Three specific patterns recur across the top threads in each theme. The first is post-hoc enforcement — creators and sellers describing violations attached to accounts months after the triggering content ran, with no in-app notification preceding the penalty. The second is multi-account exposure — creators reporting that a single account issue cascaded across two, three, or four linked accounts simultaneously, consistent with the device-and-payment linking model the platform now uses for risk scoring. The third is the appeal-documentation bottleneck — a repeated pattern of appeals rejected because TikTok's own support staff uploaded incorrect documents on the seller's behalf, with the rejection then treated as final.
The shape of the theme distribution matters. Community pain is not distributed across the operational surface of the platform. It is concentrated on the policy and enforcement layer, which is where the platform has made its largest changes this year.

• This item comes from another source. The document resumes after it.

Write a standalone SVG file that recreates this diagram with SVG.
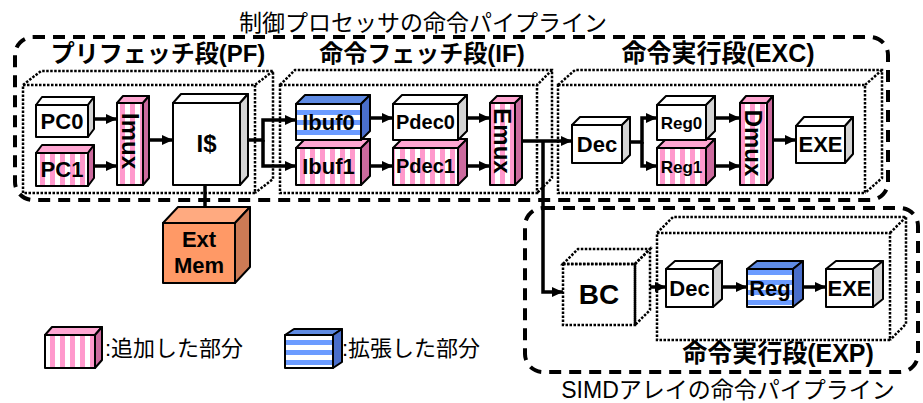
<svg xmlns="http://www.w3.org/2000/svg" width="923" height="403" viewBox="0 0 923 403">
<defs>
<pattern id="pk" patternUnits="userSpaceOnUse" width="10" height="10"><rect width="10" height="10" fill="#fff"/><rect width="5" height="10" fill="#ff99cc"/></pattern>
<pattern id="bl" patternUnits="userSpaceOnUse" width="10" height="10"><rect width="10" height="10" fill="#fff"/><rect width="10" height="5" fill="#6c9cff"/></pattern>
<marker id="ah" markerUnits="userSpaceOnUse" markerWidth="11" markerHeight="10" refX="11" refY="5" orient="auto"><path d="M0,0 L11,5 L0,10 z" fill="#000"/></marker>
</defs>
<style>
.f{stroke:#000;stroke-width:2;stroke-linejoin:round}
.w{fill:#fff}
.g{fill:#d4d4d4}
.pf{fill:url(#pk)}
.bf{fill:url(#bl)}
.pt{fill:#ffa6d2}
.ps{fill:#cc6a9e}
.bt{fill:#5f8be3}
.bs{fill:#4a6fcc}
.dash{fill:none;stroke:#000;stroke-width:4;stroke-dasharray:12 8}
.dot{fill:none;stroke:#000;stroke-width:2.5;stroke-dasharray:2.5 1.5}
.lb{font-family:"Liberation Sans","Noto Sans CJK JP",sans-serif;font-weight:bold;text-anchor:middle;fill:#000}
.tt{font-family:"Liberation Sans","Noto Sans CJK JP",sans-serif;fill:#000}
.c{fill:none;stroke:#000;stroke-width:3.5;stroke-linejoin:miter}
</style>

<!-- pipeline enclosures -->
<g id="proc-pipeline">
<rect class="dash" x="15" y="37" width="873" height="163" rx="18"/>
<text class="tt" x="423" y="31" font-size="23" text-anchor="middle">制御プロセッサの命令パイプライン</text>
</g>
<g id="simd-pipeline">
<rect class="dash" x="525" y="208" width="393" height="164" rx="18"/>
<text class="tt" x="728" y="398" font-size="23" text-anchor="middle">SIMDアレイの命令パイプライン</text>
</g>

<!-- stages -->
<g id="stage-pf">
<rect class="dot" x="23" y="85" width="232" height="108"/>
<path class="dot" d="M23,85 L41,71 H273 V179 L255,193 M273,71 L255,85"/>
<text class="lb" x="158" y="62" font-size="24">プリフェッチ段(PF)</text>
</g>
<g id="stage-if">
<rect class="dot" x="280" y="85" width="257" height="108"/>
<path class="dot" d="M280,85 L295,70 H552 V178 L537,193 M552,70 L537,85"/>
<text class="lb" x="422" y="62" font-size="24">命令フェッチ段(IF)</text>
</g>
<g id="stage-exc">
<rect class="dot" x="558" y="85" width="307" height="108"/>
<path class="dot" d="M558,85 L575,70 H882 V178 L865,193 M882,70 L865,85"/>
<text class="lb" x="718" y="62" font-size="25">命令実行段(EXC)</text>
</g>
<g id="stage-exp">
<rect class="dot" x="657" y="233" width="233" height="107"/>
<path class="dot" d="M657,233 L673,217 H906 V324 L890,340 M906,217 L890,233"/>
<text class="lb" x="778" y="362" font-size="25">命令実行段(EXP)</text>
</g>

<!-- connectors -->
<g id="connectors">
<path class="c" d="M94,119 H117" marker-end="url(#ah)"/>
<path class="c" d="M94,166 H117" marker-end="url(#ah)"/>
<path class="c" d="M149,140 H173" marker-end="url(#ah)"/>
<path class="c" d="M248,140 H263 V120 H296" marker-end="url(#ah)"/>
<path class="c" d="M263,140 V166 H296" marker-end="url(#ah)"/>
<path class="c" d="M370,118 H393" marker-end="url(#ah)"/>
<path class="c" d="M370,166 H393" marker-end="url(#ah)"/>
<path class="c" d="M467,118 H490" marker-end="url(#ah)"/>
<path class="c" d="M467,166 H490" marker-end="url(#ah)"/>
<path class="c" d="M522,141 H572" marker-end="url(#ah)"/>
<path class="c" d="M543,141 V292 H563" marker-end="url(#ah)"/>
<path class="c" d="M630,142 H642 V118 H657" marker-end="url(#ah)"/>
<path class="c" d="M642,142 V166 H657" marker-end="url(#ah)"/>
<path class="c" d="M715,118 H740" marker-end="url(#ah)"/>
<path class="c" d="M715,166 H740" marker-end="url(#ah)"/>
<path class="c" d="M773,140 H796" marker-end="url(#ah)"/>
<path class="c" d="M205,185 V218"/>
<path class="c" d="M650,287 H666" marker-end="url(#ah)"/>
<path class="c" d="M722,287 H747" marker-end="url(#ah)"/>
<path class="c" d="M803,287 H826" marker-end="url(#ah)"/>
</g>

<!-- nodes -->
<g id="pc0">
<path class="f w" d="M36,105 L42,97 L94,97 L88,105 Z"/>
<path class="f g" d="M88,105 L94,97 L94,129 L88,137 Z"/>
<rect class="f w" x="36" y="105" width="52" height="32"/>
<text class="lb" x="62" y="129" font-size="22">PC0</text>
</g>
<g id="pc1">
<path class="f pt" d="M36,153 L42,145 L94,145 L88,153 Z"/>
<path class="f ps" d="M88,153 L94,145 L94,178 L88,186 Z"/>
<rect class="f pf" x="36" y="153" width="52" height="33"/>
<text class="lb" x="62" y="177" font-size="22">PC1</text>
</g>
<g id="imux">
<path class="f pt" d="M117,103 L123,96 L149,96 L143,103 Z"/>
<path class="f ps" d="M143,103 L149,96 L149,178 L143,185 Z"/>
<rect class="f pf" x="117" y="103" width="26" height="82"/>
<text class="lb" font-size="24" transform="translate(130,141) rotate(90)" y="8.5">Imux</text>
</g>
<g id="icache">
<path class="f w" d="M173,103 L181,94 L248,94 L240,103 Z"/>
<path class="f g" d="M240,103 L248,94 L248,176 L240,185 Z"/>
<rect class="f w" x="173" y="103" width="67" height="82"/>
<text class="lb" x="206.5" y="152" font-size="24">I$</text>
</g>
<g id="extmem">
<path class="f" fill="#ffaa80" d="M163,223 L178,207 L250,207 L235,223 Z"/>
<path class="f" fill="#cc7a55" d="M235,223 L250,207 L250,267 L235,283 Z"/>
<rect class="f" fill="#ff9966" x="163" y="223" width="72" height="60"/>
<text class="lb" x="199" y="247" font-size="22">Ext</text>
<text class="lb" x="199" y="273" font-size="22">Mem</text>
</g>
<g id="ibuf1">
<path class="f pt" d="M296,148 L305,139 L370,139 L361,148 Z"/>
<path class="f ps" d="M361,148 L370,139 L370,176 L361,185 Z"/>
<rect class="f pf" x="296" y="148" width="65" height="37"/>
<text class="lb" x="328.5" y="174" font-size="22">Ibuf1</text>
</g>
<g id="ibuf0">
<path class="f bt" d="M296,104 L305,95 L370,95 L361,104 Z"/>
<path class="f bs" d="M361,104 L370,95 L370,131 L361,140 Z"/>
<rect class="f bf" x="296" y="104" width="65" height="36"/>
<text class="lb" x="328.5" y="130" font-size="22">Ibuf0</text>
</g>
<g id="pdec1">
<path class="f pt" d="M393,148 L402,139 L467,139 L458,148 Z"/>
<path class="f ps" d="M458,148 L467,139 L467,176 L458,185 Z"/>
<rect class="f pf" x="393" y="148" width="65" height="37"/>
<text class="lb" x="425.5" y="173" font-size="20">Pdec1</text>
</g>
<g id="pdec0">
<path class="f w" d="M393,104 L402,95 L467,95 L458,104 Z"/>
<path class="f g" d="M458,104 L467,95 L467,131 L458,140 Z"/>
<rect class="f w" x="393" y="104" width="65" height="36"/>
<text class="lb" x="425.5" y="129" font-size="20">Pdec0</text>
</g>
<g id="emux">
<path class="f pt" d="M490,103 L497,96 L522,96 L515,103 Z"/>
<path class="f ps" d="M515,103 L522,96 L522,178 L515,185 Z"/>
<rect class="f pf" x="490" y="103" width="25" height="82"/>
<text class="lb" font-size="24" transform="translate(502.5,141) rotate(90)" y="8.5">Emux</text>
</g>
<g id="dec">
<path class="f w" d="M572,125 L580,117 L630,117 L622,125 Z"/>
<path class="f g" d="M622,125 L630,117 L630,155 L622,163 Z"/>
<rect class="f w" x="572" y="125" width="50" height="38"/>
<text class="lb" x="597" y="152" font-size="22">Dec</text>
</g>
<g id="reg1">
<path class="f pt" d="M657,148 L666,139 L715,139 L706,148 Z"/>
<path class="f ps" d="M706,148 L715,139 L715,176 L706,185 Z"/>
<rect class="f pf" x="657" y="148" width="49" height="37"/>
<text class="lb" x="681.5" y="172.5" font-size="17">Reg1</text>
</g>
<g id="reg0">
<path class="f w" d="M657,105 L666,96 L715,96 L706,105 Z"/>
<path class="f g" d="M706,105 L715,96 L715,131 L706,140 Z"/>
<rect class="f w" x="657" y="105" width="49" height="35"/>
<text class="lb" x="681.5" y="128.5" font-size="17">Reg0</text>
</g>
<g id="dmux">
<path class="f pt" d="M740,103 L746,96 L773,96 L767,103 Z"/>
<path class="f ps" d="M767,103 L773,96 L773,178 L767,185 Z"/>
<rect class="f pf" x="740" y="103" width="27" height="82"/>
<text class="lb" font-size="24" transform="translate(753.5,143) rotate(90)" y="8.5">Dmux</text>
</g>
<g id="exe">
<path class="f w" d="M796,126 L804,117 L853,117 L845,126 Z"/>
<path class="f g" d="M845,126 L853,117 L853,154 L845,163 Z"/>
<rect class="f w" x="796" y="126" width="49" height="37"/>
<text class="lb" x="820.5" y="152" font-size="22">EXE</text>
</g>
<g id="bc">
<path class="dot" fill="#fff" d="M563,264 L578,249 L650,249 L635,264 Z"/>
<path class="dot" fill="#d4d4d4" d="M635,264 L650,249 L650,310 L635,325 Z"/>
<rect class="dot" fill="#fff" x="563" y="264" width="72" height="61"/>
<text class="lb" x="599" y="304" font-size="28">BC</text>
</g>
<g id="dec2">
<path class="f w" d="M666,269 L675,261 L722,261 L713,269 Z"/>
<path class="f g" d="M713,269 L722,261 L722,299 L713,307 Z"/>
<rect class="f w" x="666" y="269" width="47" height="38"/>
<text class="lb" x="689.5" y="296" font-size="22">Dec</text>
</g>
<g id="reg2">
<path class="f bt" d="M747,269 L757,261 L803,261 L793,269 Z"/>
<path class="f bs" d="M793,269 L803,261 L803,299 L793,307 Z"/>
<rect class="f bf" x="747" y="269" width="46" height="38"/>
<text class="lb" x="770" y="296" font-size="22">Reg</text>
</g>
<g id="exe2">
<path class="f w" d="M826,269 L836,261 L883,261 L873,269 Z"/>
<path class="f g" d="M873,269 L883,261 L883,299 L873,307 Z"/>
<rect class="f w" x="826" y="269" width="47" height="38"/>
<text class="lb" x="849.5" y="296" font-size="22">EXE</text>
</g>

<!-- legend -->
<g id="legend-added">
<path class="f pt" d="M45,335 L52,327 L102,327 L95,335 Z"/>
<path class="f ps" d="M95,335 L102,327 L102,360 L95,368 Z"/>
<rect class="f pf" x="45" y="335" width="50" height="33"/>
<text class="tt" x="105" y="356" font-size="22">:追加した部分</text>
</g>
<g id="legend-extended">
<path class="f bt" d="M285,335 L294,329 L342,329 L333,335 Z"/>
<path class="f bs" d="M333,335 L342,329 L342,362 L333,368 Z"/>
<rect class="f bf" x="285" y="335" width="48" height="33"/>
<text class="tt" x="342" y="356" font-size="22">:拡張した部分</text>
</g>
</svg>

What This Means for Creators
The pattern is legible enough to shape creator behavior. When the dominant community complaint is enforcement-driven rather than fulfillment-driven or algorithm-driven, the highest-leverage risk reduction sits at the compliance layer rather than the content layer — product attribute defensibility, documentation readiness, and withdrawal cadence. Creators still investing primarily in creative output while leaving compliance as an afterthought are misallocating against the actual threat profile.
The multi-account cascade pattern in particular argues against the common practice of running a portfolio of loosely linked accounts on the same device or payment rails. The enforcement surface now treats that configuration as a single risk unit, which means the downside of one account's violation is no longer contained to that account.
Watch For
- Enforcement actions attached to accounts with no recent visible violation — evidence of trailing-window AI review.
- Linked-account exposure: a penalty on one account producing near-simultaneous restrictions on siblings sharing device, IP, or payment credentials.
- Appeal rejections caused by support-side documentation errors rather than the original violation itself.
- A widening gap between visible dashboard balance and actually-withdrawable balance, signaling a settlement-tier shift on the account.
Sourcing Note
Compiled from an indexed thread pull across the twelve largest TikTok seller, shop, and creator subreddits, using public posts from the two-week window ending 2026-04-13. Individual accounts, handles, and brand names are deliberately omitted. Theme distribution and pattern identification reflect the public conversation; no private dataset was used.